◆ Dataset extract ◆
- - - - -

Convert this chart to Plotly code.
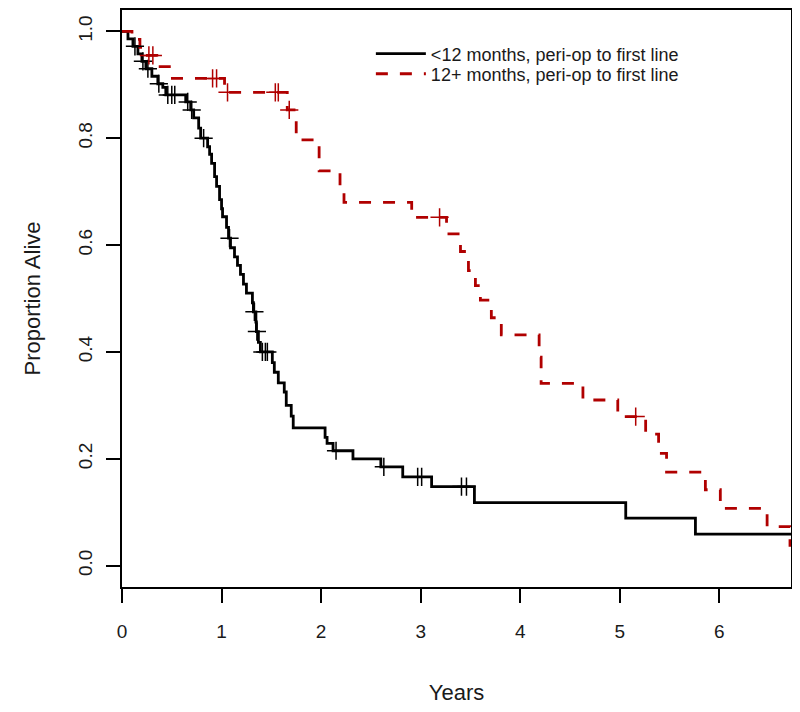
import plotly.graph_objects as go
import numpy as np

# ---- data: Kaplan-Meier step points (time in years, proportion alive) ----
black_times = [0, 0.06, 0.11, 0.16, 0.20, 0.24, 0.30, 0.36, 0.41, 0.44, 0.64, 0.69, 0.72, 0.77, 0.79,
               0.86, 0.88, 0.90, 0.93, 0.95, 0.98, 1.00, 1.01, 1.05, 1.07, 1.09, 1.13, 1.16, 1.19,
               1.22, 1.25, 1.31, 1.32, 1.345, 1.35, 1.37, 1.39, 1.51, 1.53, 1.57, 1.63, 1.65, 1.70,
               1.72, 2.04, 2.06, 2.12, 2.32, 2.60, 2.82, 3.11, 3.54, 5.06, 5.76, 6.80]
black_surv = [1.0, 0.986, 0.972, 0.958, 0.944, 0.930, 0.916, 0.902, 0.895, 0.881, 0.868, 0.853, 0.838, 0.819, 0.800,
              0.784, 0.770, 0.753, 0.728, 0.710, 0.685, 0.668, 0.653, 0.633, 0.613, 0.595, 0.578, 0.562, 0.545,
              0.527, 0.510, 0.492, 0.475, 0.456, 0.438, 0.418, 0.400, 0.380, 0.362, 0.342, 0.325, 0.300, 0.280,
              0.258, 0.240, 0.229, 0.215, 0.200, 0.185, 0.166, 0.148, 0.118, 0.089, 0.059, 0.059]
black_censor = [0.13, 0.21, 0.26, 0.37, 0.46, 0.50, 0.53, 0.66, 0.70, 0.82, 1.08, 1.33, 1.355,
                1.41, 1.44, 1.46, 2.15, 2.63, 2.97, 3.01, 3.41, 3.46]

red_times = [0, 0.10, 0.18, 0.22, 0.35, 0.49, 1.03, 1.66, 1.75, 1.98, 2.19, 2.23, 2.91, 3.26, 3.40,
             3.48, 3.55, 3.60, 3.71, 3.81, 4.19, 4.21, 4.63, 4.98, 5.26, 5.39, 5.47, 5.86, 6.01,
             6.48, 6.71, 6.80]
red_surv = [1.0, 0.985, 0.970, 0.955, 0.934, 0.912, 0.886, 0.853, 0.797, 0.739, 0.700, 0.680, 0.652, 0.621, 0.588,
            0.552, 0.524, 0.497, 0.464, 0.432, 0.390, 0.341, 0.310, 0.279, 0.246, 0.210, 0.175, 0.142, 0.107,
            0.073, 0.038, 0.038]
red_censor = [0.27, 0.31, 0.91, 0.95, 1.06, 1.54, 1.57, 1.68, 3.19, 5.16]

x_ticks = [0, 1, 2, 3, 4, 5, 6]
y_ticks = [0.0, 0.2, 0.4, 0.6, 0.8, 1.0]

series_names = ["<12 months, peri-op to first line", "12+ months, peri-op to first line"]


def surv_at(times, surv, t):
    idx = np.searchsorted(np.array(times), t, side="right") - 1
    return float(np.array(surv)[idx])


BLACK = "#000000"
RED = "#b00000"
TEXT = "#1a1a1a"
FONT = "Liberation Sans, Arial, sans-serif"

fig = go.Figure()

fig.add_trace(go.Scatter(x=black_times, y=black_surv, mode="lines", line_shape="hv",
                         line=dict(color=BLACK, width=2.8), name=series_names[0], legend="legend"))
fig.add_trace(go.Scatter(x=red_times, y=red_surv, mode="lines", line_shape="hv",
                         line=dict(color=RED, width=2.8, dash="12px,12px"), name=series_names[1],
                         legend="legend2"))

fig.add_trace(go.Scatter(x=black_censor, y=[surv_at(black_times, black_surv, t) for t in black_censor],
                         mode="markers", showlegend=False,
                         marker=dict(symbol="cross-thin", size=13, line=dict(color=BLACK, width=1.5))))
fig.add_trace(go.Scatter(x=red_censor, y=[surv_at(red_times, red_surv, t) for t in red_censor],
                         mode="markers", showlegend=False,
                         marker=dict(symbol="cross-thin", size=13, line=dict(color=RED, width=1.5))))

legend_common = dict(xanchor="left", yanchor="middle", bgcolor="rgba(0,0,0,0)",
                     font=dict(size=18, color=TEXT, family=FONT), itemwidth=50)

fig.update_layout(
    width=800, height=712,
    margin=dict(l=114, r=17, t=2, b=133),
    paper_bgcolor="white", plot_bgcolor="white",
    font=dict(family=FONT, size=19, color=TEXT),
    showlegend=True,
    legend=dict(x=0.372, y=0.924, **legend_common),
    legend2=dict(x=0.372, y=0.889, **legend_common),
    xaxis=dict(range=[0, 6.72], tickvals=x_ticks, ticktext=[str(v) for v in x_ticks],
               automargin=False, showgrid=False, zeroline=False, showline=True, mirror=True,
               linecolor="black", linewidth=1.5, ticks="outside", ticklen=14,
               tickwidth=1.5, tickcolor="black", ticklabelstandoff=12,
               title=dict(text="Years", font=dict(size=22), standoff=44)),
    yaxis=dict(range=[-0.04, 1.04], tickvals=y_ticks, ticktext=[f"{v:.1f}" for v in y_ticks],
               tickangle=-90, automargin=False, showgrid=False, zeroline=False, showline=True, mirror=True,
               linecolor="black", linewidth=1.5, ticks="outside", ticklen=14,
               tickwidth=1.5, tickcolor="black", ticklabelstandoff=7,
               title=dict(text="Proportion Alive", font=dict(size=22), standoff=28)),
)

fig.write_html("out.html")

- - - - -

◆ Exercise aim ◆
From the first line above to the line containing "fig = go.Figure()", repeat each line exactly. Pictures stay out.

◆ Solved exercise ◆
Convert this chart to Plotly code.
import plotly.graph_objects as go
import numpy as np

# ---- data: Kaplan-Meier step points (time in years, proportion alive) ----
black_times = [0, 0.06, 0.11, 0.16, 0.20, 0.24, 0.30, 0.36, 0.41, 0.44, 0.64, 0.69, 0.72, 0.77, 0.79,
               0.86, 0.88, 0.90, 0.93, 0.95, 0.98, 1.00, 1.01, 1.05, 1.07, 1.09, 1.13, 1.16, 1.19,
               1.22, 1.25, 1.31, 1.32, 1.345, 1.35, 1.37, 1.39, 1.51, 1.53, 1.57, 1.63, 1.65, 1.70,
               1.72, 2.04, 2.06, 2.12, 2.32, 2.60, 2.82, 3.11, 3.54, 5.06, 5.76, 6.80]
black_surv = [1.0, 0.986, 0.972, 0.958, 0.944, 0.930, 0.916, 0.902, 0.895, 0.881, 0.868, 0.853, 0.838, 0.819, 0.800,
              0.784, 0.770, 0.753, 0.728, 0.710, 0.685, 0.668, 0.653, 0.633, 0.613, 0.595, 0.578, 0.562, 0.545,
              0.527, 0.510, 0.492, 0.475, 0.456, 0.438, 0.418, 0.400, 0.380, 0.362, 0.342, 0.325, 0.300, 0.280,
              0.258, 0.240, 0.229, 0.215, 0.200, 0.185, 0.166, 0.148, 0.118, 0.089, 0.059, 0.059]
black_censor = [0.13, 0.21, 0.26, 0.37, 0.46, 0.50, 0.53, 0.66, 0.70, 0.82, 1.08, 1.33, 1.355,
                1.41, 1.44, 1.46, 2.15, 2.63, 2.97, 3.01, 3.41, 3.46]

red_times = [0, 0.10, 0.18, 0.22, 0.35, 0.49, 1.03, 1.66, 1.75, 1.98, 2.19, 2.23, 2.91, 3.26, 3.40,
             3.48, 3.55, 3.60, 3.71, 3.81, 4.19, 4.21, 4.63, 4.98, 5.26, 5.39, 5.47, 5.86, 6.01,
             6.48, 6.71, 6.80]
red_surv = [1.0, 0.985, 0.970, 0.955, 0.934, 0.912, 0.886, 0.853, 0.797, 0.739, 0.700, 0.680, 0.652, 0.621, 0.588,
            0.552, 0.524, 0.497, 0.464, 0.432, 0.390, 0.341, 0.310, 0.279, 0.246, 0.210, 0.175, 0.142, 0.107,
            0.073, 0.038, 0.038]
red_censor = [0.27, 0.31, 0.91, 0.95, 1.06, 1.54, 1.57, 1.68, 3.19, 5.16]

x_ticks = [0, 1, 2, 3, 4, 5, 6]
y_ticks = [0.0, 0.2, 0.4, 0.6, 0.8, 1.0]

series_names = ["<12 months, peri-op to first line", "12+ months, peri-op to first line"]


def surv_at(times, surv, t):
    idx = np.searchsorted(np.array(times), t, side="right") - 1
    return float(np.array(surv)[idx])


BLACK = "#000000"
RED = "#b00000"
TEXT = "#1a1a1a"
FONT = "Liberation Sans, Arial, sans-serif"

fig = go.Figure()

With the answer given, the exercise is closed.